Cette méthode de fonctionnement répond au manque de médecins urgentistes : "ils devraient être quatre par jour et deux par nuit or ils ne sont parfois que trois" explique Franck Pouilly.
- Parce que l'hôpital cherche toujours 9 médecins urgentistes
Au total, 9 postes de médecins urgentistes sont ouverts au CHU de Manosque. Seuls 7 médecins urgentistes exercent actuellement sur les 16 que devrait compter l'établissement, rapporte le maire de la ville. "Cela fait un an que nous tentons de recruter" assure le directeur du groupement hospitalier de territoire des Alpes-de-Haute-Provence.
"Je suis las, je refuse et je m'oppose à ce laxisme consistant à laisser se déliter l'hôpital public cher aux Français" écrit le maire de Manosque au ministre de la Santé. Et de reprendre : "Vanter le modèle de protection sociale à la Française est une chose, mais le protéger et permettre aux Français de se soigner en toute sécurité est une obligation."
- Parce qu'il y a de moins en moins d'intérimaires
Pour Franck Pouilly, le problème, c'est aussi que depuis la loi Rist, il est encore plus difficile de trouver des intérimaires (dans toute la France). Or, "ce statut représente 20% du personnel des urgences de France".
C'est très difficile pour les soignants de devoir fermer parce que c'est antinomique de leur métier. Nous regrettons de devoir fermer. Quand nous le faisons, c'est de manière contrainte et forcée. Sans parler de la désorganisation que cela engendre avec des retours de patients le lendemain mais aussi avec une surcharge pour les hôpitaux des alentours le jour où nous sommes fermés. La situation se répercute sur tout le monde.
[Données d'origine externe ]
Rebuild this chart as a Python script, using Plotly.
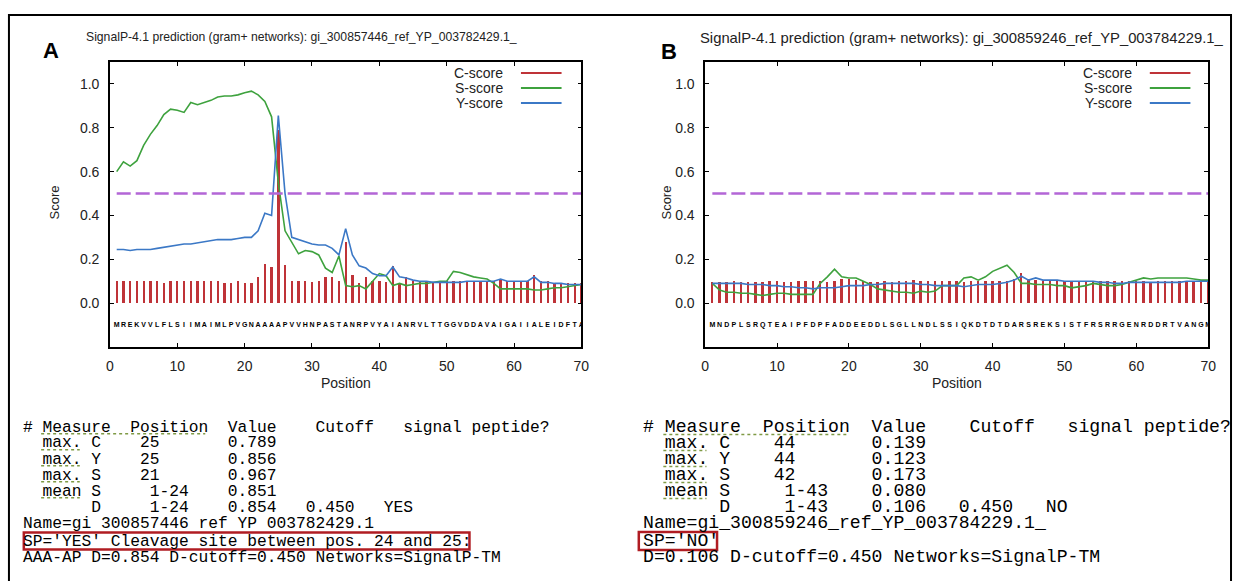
import plotly.graph_objects as go

W, H = 1241, 581

# ---------------- data ----------------
positions = list(range(1, 71))
cutoff = 0.5

seq_a = "MREKVVLFLSIIMAIMLPVGNAAAAPVVHNPASTANRPVYAIANRVLTTGGVDDAVAIGAIIALEIDFTAV"
seq_b = "MNDPLSRQTEAIPFDPFADDEEDDLSGLLNDLSSIQKDTDTDARSREKSISTFRSRRGENRDDRTVANGM"

c_score_a = [0.10, 0.10, 0.10, 0.10, 0.10, 0.10, 0.10, 0.09, 0.10, 0.10,
             0.10, 0.10, 0.10, 0.10, 0.10, 0.10, 0.09, 0.09, 0.10, 0.09,
             0.09, 0.12, 0.18, 0.165, 0.789, 0.175, 0.10, 0.10, 0.10, 0.095,
             0.10, 0.12, 0.12, 0.10, 0.28, 0.13, 0.09, 0.12, 0.10, 0.10,
             0.095, 0.17, 0.09, 0.12, 0.10, 0.10, 0.10, 0.09, 0.09, 0.10,
             0.10, 0.10, 0.10, 0.10, 0.10, 0.10, 0.10, 0.11, 0.10, 0.10,
             0.10, 0.10, 0.13, 0.10, 0.10, 0.09, 0.09, 0.09, 0.09, 0.09]
s_score_a = [0.60, 0.645, 0.625, 0.65, 0.72, 0.77, 0.81, 0.86, 0.885, 0.88,
             0.87, 0.915, 0.905, 0.915, 0.925, 0.94, 0.945, 0.945, 0.95, 0.96,
             0.967, 0.95, 0.92, 0.85, 0.55, 0.33, 0.28, 0.225, 0.24, 0.235,
             0.22, 0.16, 0.14, 0.215, 0.08, 0.075, 0.08, 0.065, 0.10, 0.135,
             0.125, 0.08, 0.09, 0.08, 0.085, 0.09, 0.09, 0.095, 0.10, 0.10,
             0.145, 0.14, 0.13, 0.12, 0.115, 0.11, 0.09, 0.065, 0.065, 0.065,
             0.065, 0.065, 0.06, 0.06, 0.065, 0.07, 0.07, 0.075, 0.08, 0.085]
y_score_a = [0.245, 0.245, 0.24, 0.245, 0.245, 0.245, 0.25, 0.255, 0.26, 0.265,
             0.27, 0.27, 0.275, 0.28, 0.285, 0.29, 0.29, 0.29, 0.295, 0.30,
             0.30, 0.33, 0.41, 0.40, 0.856, 0.50, 0.30, 0.29, 0.28, 0.27,
             0.265, 0.265, 0.25, 0.22, 0.34, 0.22, 0.17, 0.16, 0.135, 0.125,
             0.125, 0.165, 0.12, 0.115, 0.105, 0.10, 0.10, 0.095, 0.095, 0.095,
             0.095, 0.095, 0.10, 0.10, 0.10, 0.10, 0.10, 0.11, 0.10, 0.10,
             0.10, 0.10, 0.12, 0.095, 0.095, 0.09, 0.09, 0.085, 0.085, 0.085]

c_score_b = [0.095, 0.095, 0.095, 0.10, 0.095, 0.095, 0.095, 0.095, 0.10, 0.10,
             0.095, 0.095, 0.10, 0.10, 0.10, 0.10, 0.095, 0.10, 0.11, 0.11,
             0.105, 0.10, 0.095, 0.095, 0.10, 0.095, 0.10, 0.10, 0.105, 0.10,
             0.10, 0.10, 0.10, 0.10, 0.10, 0.095, 0.10, 0.10, 0.10, 0.10,
             0.10, 0.10, 0.11, 0.139, 0.11, 0.105, 0.10, 0.10, 0.10, 0.10,
             0.10, 0.10, 0.10, 0.10, 0.10, 0.10, 0.10, 0.10, 0.10, 0.10,
             0.10, 0.095, 0.10, 0.10, 0.10, 0.10, 0.10, 0.10, 0.10, 0.10]
s_score_b = [0.09, 0.06, 0.05, 0.05, 0.045, 0.045, 0.04, 0.035, 0.04, 0.045,
             0.045, 0.04, 0.04, 0.04, 0.04, 0.09, 0.12, 0.155, 0.12, 0.115,
             0.115, 0.10, 0.085, 0.065, 0.06, 0.055, 0.05, 0.05, 0.045, 0.055,
             0.05, 0.055, 0.08, 0.08, 0.08, 0.115, 0.12, 0.105, 0.12, 0.145,
             0.16, 0.173, 0.14, 0.09, 0.09, 0.085, 0.085, 0.085, 0.08, 0.08,
             0.07, 0.075, 0.08, 0.09, 0.085, 0.08, 0.08, 0.085, 0.095, 0.105,
             0.115, 0.11, 0.115, 0.115, 0.115, 0.115, 0.115, 0.11, 0.105, 0.105]
y_score_b = [0.09, 0.09, 0.09, 0.09, 0.09, 0.085, 0.085, 0.085, 0.08, 0.08,
             0.075, 0.075, 0.07, 0.07, 0.065, 0.07, 0.07, 0.07, 0.075, 0.08,
             0.08, 0.08, 0.085, 0.085, 0.09, 0.09, 0.09, 0.09, 0.09, 0.085,
             0.085, 0.08, 0.08, 0.08, 0.08, 0.075, 0.08, 0.085, 0.085, 0.085,
             0.09, 0.095, 0.105, 0.123, 0.105, 0.115, 0.105, 0.105, 0.105, 0.10,
             0.10, 0.10, 0.10, 0.10, 0.095, 0.095, 0.09, 0.09, 0.095, 0.095,
             0.095, 0.095, 0.095, 0.095, 0.095, 0.095, 0.10, 0.10, 0.10, 0.10]

x_ticks = [0, 10, 20, 30, 40, 50, 60, 70]
y_ticks = [0.0, 0.2, 0.4, 0.6, 0.8, 1.0]
y_ticklabels = ["0.0", "0.2", "0.4", "0.6", "0.8", "1.0"]

title_a = "SignalP-4.1 prediction (gram+ networks): gi_300857446_ref_YP_003782429.1_"
title_b = "SignalP-4.1 prediction (gram+ networks): gi_300859246_ref_YP_003784229.1_"
legend_names = ["C-score", "S-score", "Y-score"]

text_a = [
    "# Measure  Position  Value    Cutoff   signal peptide?",
    "  max. C    25       0.789",
    "  max. Y    25       0.856",
    "  max. S    21       0.967",
    "  mean S     1-24    0.851",
    "       D     1-24    0.854   0.450   YES",
    "Name=gi 300857446 ref YP 003782429.1",
    "SP='YES' Cleavage site between pos. 24 and 25:",
    "AAA-AP D=0.854 D-cutoff=0.450 Networks=SignalP-TM",
]
text_b = [
    "# Measure  Position  Value    Cutoff   signal peptide?",
    "  max. C    44       0.139",
    "  max. Y    44       0.123",
    "  max. S    42       0.173",
    "  mean S     1-43    0.080",
    "       D     1-43    0.106   0.450   NO",
    "Name=gi_300859246_ref_YP_003784229.1_",
    "SP='NO'",
    "D=0.106 D-cutoff=0.450 Networks=SignalP-TM",
]

# ---------------- styling ----------------
RED = "#bf3338"
GREEN = "#3ea23e"
BLUE = "#3b78c6"
PURPLE = "#b366d6"
SANS = "Liberation Sans, Arial, sans-serif"
MONO = "Liberation Mono, Courier New, monospace"


def px(x):
    return x / W


def py(y):
    return 1 - y / H


fig = go.Figure()

panels = [
    dict(ax="", x0=107, x1=583, c=c_score_a, s=s_score_a, yv=y_score_a, seq=seq_a),
    dict(ax="2", x0=708, x1=1216, c=c_score_b, s=s_score_b, yv=y_score_b, seq=seq_b),
]
Y_TOP, Y_BOT = 62, 347

for p in panels:
    xa = "x" + p["ax"]
    ya = "y" + p["ax"]
    fig.add_trace(go.Bar(x=positions, y=p["c"], width=0.34, marker=dict(color=RED, line=dict(width=0)),
                         xaxis=xa, yaxis=ya, showlegend=False))
    fig.add_trace(go.Scatter(x=positions, y=p["s"], mode="lines", line=dict(color=GREEN, width=1.6),
                             xaxis=xa, yaxis=ya, showlegend=False))
    fig.add_trace(go.Scatter(x=positions, y=p["yv"], mode="lines", line=dict(color=BLUE, width=1.6),
                             xaxis=xa, yaxis=ya, showlegend=False))
    fig.add_trace(go.Scatter(x=[positions[0], positions[-1]], y=[cutoff, cutoff], mode="lines",
                             line=dict(color=PURPLE, width=2.5, dash="14px,5px"),
                             xaxis=xa, yaxis=ya, showlegend=False))
    seq_pos = list(range(1, len(p["seq"]) + 1))
    fig.add_trace(go.Scatter(x=seq_pos, y=[-0.1] * len(seq_pos), mode="text", text=list(p["seq"]),
                             textfont=dict(family=SANS, size=7, color="black", weight="bold"),
                             xaxis=xa, yaxis=ya, showlegend=False, cliponaxis=True))

axis_common = dict(showline=True, linecolor="black", linewidth=1.5, mirror="allticks",
                   ticks="inside", ticklen=4, tickcolor="black", showgrid=False, zeroline=False,
                   tickfont=dict(family=SANS, size=14, color="#222"))

layout = dict(width=W, height=H, margin=dict(l=0, r=0, t=0, b=0),
              paper_bgcolor="white", plot_bgcolor="white", bargap=0, showlegend=False)
for p in panels:
    layout["xaxis" + p["ax"]] = dict(domain=[px(p["x0"]), px(p["x1"])], range=[0, 70],
                                     tickvals=x_ticks, anchor="y" + p["ax"],
                                     ticklabelstandoff=5, **axis_common)
    layout["yaxis" + p["ax"]] = dict(domain=[py(Y_BOT), py(Y_TOP)], range=[-0.2, 1.1],
                                     tickvals=y_ticks, ticktext=y_ticklabels, anchor="x" + p["ax"],
                                     ticklabelstandoff=6, **axis_common)
fig.update_layout(**layout)

ann = []
shapes = []


def add_text(x, y, text, size, family=SANS, xanchor="center", color="#222", angle=0, bold=False):
    ann.append(dict(x=px(x), y=py(y), xref="paper", yref="paper", text=("<b>%s</b>" % text) if bold else text,
                    showarrow=False, xanchor=xanchor, yanchor="middle", textangle=angle, borderpad=0,
                    font=dict(family=family, size=size, color=color)))


# panel titles and labels
add_text(300, 37, title_a, 12.2)
add_text(967, 38, title_b, 14.8)
add_text(47, 50, "A", 22, family="Liberation Sans, Arial", color="black", bold=True)
add_text(671, 51, "B", 22, family="Liberation Sans, Arial", color="black", bold=True)
for p, sx in zip(panels, [50, 668]):
    add_text(sx, 203, "Score", 13, angle=-90)
    add_text((p["x0"] + p["x1"]) / 2, 383, "Position", 14)

# legends
legend_colors = [RED, GREEN, BLUE]
for text_end, l0, l1 in [(505, 522, 563), (1140, 1157, 1198)]:
    for i, (name, col) in enumerate(zip(legend_names, legend_colors)):
        yy = 73 + 15 * i
        add_text(text_end, yy, name, 14, xanchor="right")
        shapes.append(dict(type="line", xref="paper", yref="paper", x0=px(l0), x1=px(l1),
                           y0=py(yy), y1=py(yy), line=dict(color=col, width=2)))

# text blocks
rows = [427, 443, 459, 475, 491, 507, 523, 541, 557]
SQUIG = "#7f9a45"


def block(lines, x, size, squig_rows):
    cw = size * 0.6
    for yy, line in zip(rows, lines):
        add_text(x, yy, line.replace(" ", "\u00a0"), size, family=MONO, xanchor="left", color="black")
    for r, c0, c1 in squig_rows:
        yy = rows[r] + size * 0.42
        shapes.append(dict(type="line", xref="paper", yref="paper", x0=px(x + c0 * cw), x1=px(x + c1 * cw),
                           y0=py(yy), y1=py(yy), line=dict(color=SQUIG, width=1.5, dash="dot")))


squiggles = [(0, 2, 19), (1, 2, 6), (2, 2, 6), (3, 2, 6), (4, 2, 6)]
block(text_a, 18, 16.25, squiggles)
block(text_b, 644, 18.15, squiggles)

# red highlight boxes
sp_row = rows[7]
shapes.append(dict(type="rect", xref="paper", yref="paper", x0=px(20), x1=px(470),
                   y0=py(sp_row + 8.5), y1=py(sp_row - 8.5), line=dict(color="#b01c22", width=2.5)))
shapes.append(dict(type="rect", xref="paper", yref="paper", x0=px(641), x1=px(720),
                   y0=py(sp_row + 9), y1=py(sp_row - 9), line=dict(color="#b01c22", width=2.5)))

# outer frame
shapes.append(dict(type="rect", xref="paper", yref="paper", x0=px(5), x1=px(1239),
                   y0=py(590), y1=py(15), line=dict(color="black", width=2)))

fig.update_layout(annotations=ann, shapes=shapes)
fig.write_html("out.html", config={"displayModeBar": False},
               post_script="document.body.style.margin='0';")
Franck Pouilly, le directeur du groupement hospitalier de territoire des Alpes-de-Haute-Provence
Une situation d'autant plus difficile qu'il ne manque que des médecins urgentistes, tout le reste fonctionne très bien, d'après Franck Pouilly.
- Parce que "les solutions doivent venir du ministère"
Camille Galtier qualifie cette situation de pénible et inconcevable pour les habitants. Il explique aussi que c'est au gouvernement de trouver des solutions. "Moi je veux simplement un hôpital qui fonctionne. Il a coûté 100 millions d'euros, c'est pas pour fermer une nuit sur trois. Sinon la population n'en tire aucun bénéfice", souligne-t-il.
C'est le travail du gouvernement de trouver des solutions. C'est à eux de décider, d'empêcher les urgences de fermer. La question de la régulation en médecine se pose sur tout le territoire national.
Camille Galtier, maire de Manosque
En avril, c'est la maternité de Manosque (avec celles de Digne-les-Bains et de Briançon) qui inquiétait. Le 25, le ministre de la Santé avait répondu, dans un courrier, au président de la région, que ces services ne fermeraient pas. Un gage du gouvernement salué par le maire de Manosque en préambule de sa lettre.